Issue (i): Whether horticultural activities such as plantation, garden maintenance, pruning, manuring, watering, cleaning and related operations were classifiable as "management, maintenance or repair services" for the period prior to 01.07.2012.
Analysis: The definition of management, maintenance or repair services under section 65(64) of the Finance Act, 1994 covers services in relation to management or maintenance of properties, whether movable or immovable. The activities in question involved cultivation-related operations on plants, shrubs, grass and gardens. The Court held that such work does not answer the description of maintenance or repair of property in the sense contemplated by that provision. The meaning of immovable property under section 3 of the Transfer of Property Act, 1882 was also found not to assist the Revenue because standing timber, growing crops and grass are excluded.
Conclusion: The activities were not taxable under management, maintenance or repair services for the period prior to 01.07.2012.
Issue (ii): Whether the same activities fell within the negative list of services relating to agriculture under section 66D(d) of the Finance Act, 1994 for the period on and after 01.07.2012.
Analysis: Section 65B(3) of the Finance Act, 1994 defines agriculture as cultivation of plants and rearing of life forms for food, fibre, fuel, raw material or similar products. The Court held that horticulture is part of agriculture and that the activities undertaken, including cultivation, tending, pruning, cutting, watering, manuring and plant protection, were agricultural in character. Those operations therefore fell within the services relating to agriculture covered by the negative list in section 66D(d).
Conclusion: The activities were covered by the negative list and were not liable to service tax for the period on and after 01.07.2012.
Issue (iii): Whether the demand was sustainable when invoked by the extended period.
Analysis: The dispute involved interpretation of the taxable entry and the exclusion for agricultural services. The Court noted that the position taken by the assessee had support in the CBEC guidance and Tribunal decisions on similar issues.

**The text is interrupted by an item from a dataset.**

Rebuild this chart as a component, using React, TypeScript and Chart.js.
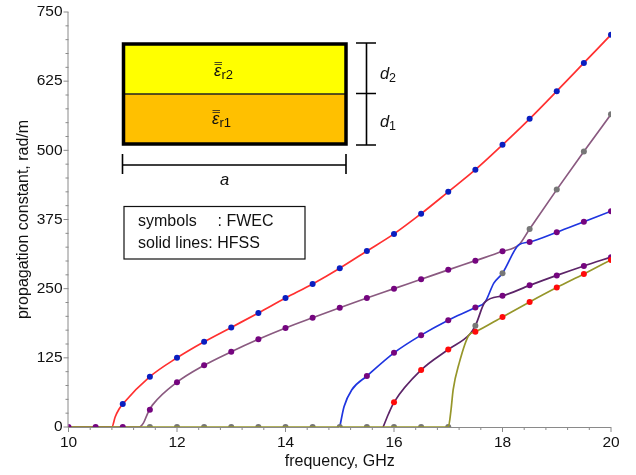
import React, { useEffect, useRef } from "react";
import { Chart, registerables } from "chart.js";

Chart.register(...registerables);

const FONT = '"Liberation Sans", Arial, sans-serif';

// FWEC symbols: [frequency, propagation constant]
const symbolsBlue: number[][] = [[11, 41.5], [11.5, 91], [12, 125], [12.5, 154], [13, 180], [13.5, 206], [14, 233], [14.5, 258.5], [15, 287], [15.5, 318], [16, 349], [16.5, 385.5], [17, 425], [17.5, 465], [18, 510], [18.5, 557], [19, 607], [19.5, 658], [20, 709]];
const symbolsPurpleUpper: number[][] = [[10, 0], [10.5, 0], [11, 0], [11.5, 31], [12, 81], [12.5, 111.5], [13, 136], [13.5, 158.5], [14, 179], [14.5, 197.5], [15, 215.6], [15.5, 233], [16, 250], [16.5, 267], [17, 284], [17.5, 300.6], [18, 317.5], [18.5, 334.4], [19, 352], [19.5, 371], [20, 390]];
const symbolsPurpleLower: number[][] = [[15.5, 92], [16, 134], [16.5, 166], [17, 193], [17.5, 216], [18, 237], [18.5, 256], [19, 274], [19.5, 291], [20, 307]];
const symbolsRed: number[][] = [[16, 44.6], [16.5, 103], [17, 140], [17.5, 172], [18, 199], [18.5, 226], [19, 252], [19.5, 276.5], [20, 302]];
const symbolsGrey: number[][] = [[11.5, 0], [12, 0], [12.5, 0], [13, 0], [13.5, 0], [14, 0], [14.5, 0], [15, 0], [15.5, 0], [16, 0], [16.5, 0], [17, 0], [17.5, 183], [18, 278], [18.5, 358], [19, 429], [19.5, 498], [20, 565]];

// HFSS solid lines: [frequency, propagation constant]
const lineRed: number[][] = [[10, 0], [10.8, 0], [10.86, 18], [10.93, 32], [11, 41.5], [11.5, 91], [12, 125], [12.5, 154], [13, 180], [13.5, 206], [14, 233], [14.5, 258.5], [15, 287], [15.5, 318], [16, 349], [16.5, 385.5], [17, 425], [17.5, 465], [18, 510], [18.5, 557], [19, 607], [19.5, 658], [20, 709]];
const lineBrown: number[][] = [[10, 0], [11.3, 0], [11.38, 7], [11.47, 27], [11.55, 40], [12, 81], [12.5, 111.5], [13, 136], [13.5, 158.5], [14, 179], [14.5, 197.5], [15, 215.6], [15.5, 233], [16, 250], [16.5, 267], [17, 284], [17.5, 300.6], [18, 317.5], [18.3, 329], [18.5, 358], [19, 429], [19.5, 498], [20, 565]];
const lineBlue: number[][] = [[15, 0], [15.08, 37], [15.22, 67], [15.5, 92], [16, 134], [16.5, 166], [17, 193], [17.5, 216], [17.68, 226], [17.84, 260], [18, 278], [18.3, 329], [18.5, 334.4], [19, 352], [19.5, 371], [20, 390]];
const lineDarkPurple: number[][] = [[15.8, 0], [15.9, 24], [16, 44.6], [16.5, 103], [17, 140], [17.4, 168], [17.5, 183], [17.68, 226], [18, 237], [18.5, 256], [19, 274], [19.5, 291], [20, 307]];
const lineOlive: number[][] = [[10, 0], [17, 0], [17.05, 30], [17.09, 67], [17.2, 115], [17.38, 166], [17.5, 172], [18, 199], [18.5, 226], [19, 252], [19.5, 276.5], [20, 302]];

const yTickLabels = [0, 125, 250, 375, 500, 625, 750];
const xTickLabels = [10, 12, 14, 16, 18, 20];
const xTitle = "frequency, GHz";
const yTitle = "propagation constant, rad/m";

const pts = (a: number[][]) => a.map(([x, y]) => ({ x, y }));

const line = (data: number[][], color: string, order: number) => ({
  data: pts(data),
  showLine: true,
  borderColor: color,
  backgroundColor: color,
  borderWidth: 1.7,
  pointRadius: 0,
  cubicInterpolationMode: "monotone",
  order,
});
const marks = (data: number[][], color: string, order: number) => ({
  data: pts(data),
  showLine: false,
  borderColor: color,
  backgroundColor: color,
  pointRadius: 3,
  pointBorderWidth: 0,
  order,
});

const axisTicks = {
  id: "axisTicks",
  beforeDatasetsDraw(chart: any) {
    const { ctx, scales } = chart;
    const { x, y } = scales;
    ctx.save();
    ctx.strokeStyle = "#8a8a8a";
    ctx.lineWidth = 1;
    ctx.beginPath();
    ctx.moveTo(x.left - 0.5, y.top);
    ctx.lineTo(x.left - 0.5, y.bottom + 0.5);
    ctx.lineTo(x.right, y.bottom + 0.5);
    x.ticks.forEach((t: any) => {
      const px = x.getPixelForValue(t.value);
      const major = xTickLabels.includes(Math.round(t.value * 10) / 10);
      ctx.moveTo(px, y.bottom);
      ctx.lineTo(px, y.bottom + (major ? 5 : 3));
    });
    y.ticks.forEach((t: any) => {
      const py = y.getPixelForValue(t.value);
      const major = yTickLabels.includes(t.value);
      ctx.moveTo(x.left, py);
      ctx.lineTo(x.left - (major ? 5 : 3), py);
    });
    ctx.stroke();
    ctx.restore();
  },
};

const inset = {
  id: "inset",
  afterDraw(chart: any) {
    const ctx = chart.ctx;
    ctx.save();
    // waveguide cross-section
    ctx.fillStyle = "#ffff00";
    ctx.fillRect(123, 44, 223, 50);
    ctx.fillStyle = "#ffc000";
    ctx.fillRect(123, 94, 223, 50);
    ctx.strokeStyle = "#222";
    ctx.lineWidth = 1.3;
    ctx.beginPath();
    ctx.moveTo(123, 94);
    ctx.lineTo(346, 94);
    ctx.stroke();
    ctx.strokeStyle = "#000";
    ctx.lineWidth = 3.5;
    ctx.strokeRect(123.5, 44, 222.5, 100);
    // dimension lines
    ctx.lineWidth = 1.6;
    ctx.beginPath();
    [43, 93.5, 145].forEach((yy) => {
      ctx.moveTo(356, yy);
      ctx.lineTo(376, yy);
    });
    ctx.moveTo(366.5, 43);
    ctx.lineTo(366.5, 145);
    ctx.moveTo(122.5, 165);
    ctx.lineTo(346, 165);
    ctx.moveTo(122.5, 154);
    ctx.lineTo(122.5, 174);
    ctx.moveTo(346, 154);
    ctx.lineTo(346, 174);
    ctx.stroke();

    ctx.fillStyle = "#111";
    ctx.textBaseline = "alphabetic";
    ctx.textAlign = "left";
    const italic = `italic 16.5px ${FONT}`;
    const plain = `16px ${FONT}`;
    const sub = `12.5px ${FONT}`;
    ctx.font = italic;
    ctx.fillText("a", 220, 185);
    ctx.fillText("d", 380, 79);
    ctx.fillText("d", 380, 127);
    ctx.font = sub;
    ctx.fillText("2", 389, 82);
    ctx.fillText("1", 389, 130);

    // permittivity labels
    const eps = (xx: number, yy: number, s: string) => {
      ctx.font = italic;
      ctx.fillText("\u03b5", xx, yy);
      ctx.font = `13px ${FONT}`;
      ctx.fillText(s, xx + 7.5, yy + 3);
      ctx.strokeStyle = "#222";
      ctx.lineWidth = 0.8;
      ctx.beginPath();
      ctx.moveTo(xx + 0.5, yy - 11.5);
      ctx.lineTo(xx + 8, yy - 11.5);
      ctx.moveTo(xx + 0.5, yy - 13.5);
      ctx.lineTo(xx + 8, yy - 13.5);
      ctx.stroke();
    };
    eps(214, 76, "r2");
    eps(212, 124, "r1");

    // note box
    ctx.strokeStyle = "#111";
    ctx.lineWidth = 1.2;
    ctx.strokeRect(124, 206.5, 181, 52.5);
    ctx.font = plain;
    ctx.fillText("symbols", 138, 226);
    ctx.fillText(": FWEC", 217.5, 226);
    ctx.fillText("solid lines: HFSS", 138, 248);
    ctx.restore();
  },
};

export default function App() {
  const ref = useRef<HTMLCanvasElement>(null);
  useEffect(() => {
    document.body.style.margin = "0";
    const chart = new Chart(ref.current as HTMLCanvasElement, {
      type: "scatter",
      data: {
        datasets: [
          marks(symbolsBlue, "#0a1ec0", 1),
          marks(symbolsRed, "#ff0a0a", 2),
          marks(symbolsPurpleLower, "#75057f", 3),
          marks(symbolsPurpleUpper, "#75057f", 3),
          line(lineOlive, "#96962a", 4),
          marks(symbolsGrey, "#777777", 5),
          line(lineDarkPurple, "#5c2468", 6),
          line(lineBlue, "#1f35e0", 7),
          line(lineBrown, "#8a5a80", 8),
          line(lineRed, "#ff3030", 9),
        ] as any,
      },
      options: {
        animation: false,
        responsive: false,
        layout: { padding: { top: 12, right: 25, left: 0, bottom: 0 } },
        plugins: { legend: { display: false }, tooltip: { enabled: false } },
        scales: {
          x: {
            type: "linear",
            min: 10,
            max: 20,
            afterFit: (s: any) => {
              s.height = 48;
              s.paddingLeft = 0;
              s.paddingRight = 0;
            },
            grid: { display: false, drawTicks: false },
            border: { display: false },
            ticks: {
              stepSize: 0.4,
              autoSkip: false,
              maxRotation: 0,
              padding: 6,
              color: "#111",
              font: { family: FONT, size: 15.5 },
              callback: (v: any) => {
                const r = Math.round(v * 10) / 10;
                return xTickLabels.includes(r) ? String(r) : "";
              },
            },
            title: {
              display: true,
              text: xTitle,
              color: "#111",
              padding: { top: 0, bottom: 4 },
              font: { family: FONT, size: 16 },
            },
          },
          y: {
            min: 0,
            max: 750,
            afterFit: (s: any) => {
              s.width = 68.5;
              s.paddingTop = 0;
              s.paddingBottom = 0;
            },
            grid: { display: false, drawTicks: false },
            border: { display: false },
            ticks: {
              stepSize: 25,
              autoSkip: false,
              padding: 6,
              color: "#111",
              font: { family: FONT, size: 15.5 },
              callback: (v: any) => (yTickLabels.includes(v) ? String(v) : ""),
            },
            title: {
              display: true,
              text: yTitle,
              color: "#111",
              padding: { top: 14, bottom: 0 },
              font: { family: FONT, size: 16 },
            },
          },
        },
      },
      plugins: [axisTicks, inset],
    } as any);
    return () => chart.destroy();
  }, []);
  return (
    <div style={{ width: 636, height: 475, background: "#fff" }}>
      <canvas ref={ref} width={636} height={475} style={{ display: "block" }} />
    </div>
  );
}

In the absence of evidence of deliberate suppression or intent to evade tax, invocation of the extended period was not justified.
Conclusion: The demand was barred by limitation to the extent it rested on the extended period.
Final Conclusion: The impugned order was upheld and the Revenue's appeal failed, as the respondent's activities were treated as horticultural and hence outside the service tax levy for the relevant periods.
Ratio Decidendi: Horticultural operations involving cultivation and maintenance of plants, gardens and related vegetation are agricultural in nature and do not constitute management, maintenance or repair services; once treated as agriculture, they fall within the negative list and cannot be taxed as such.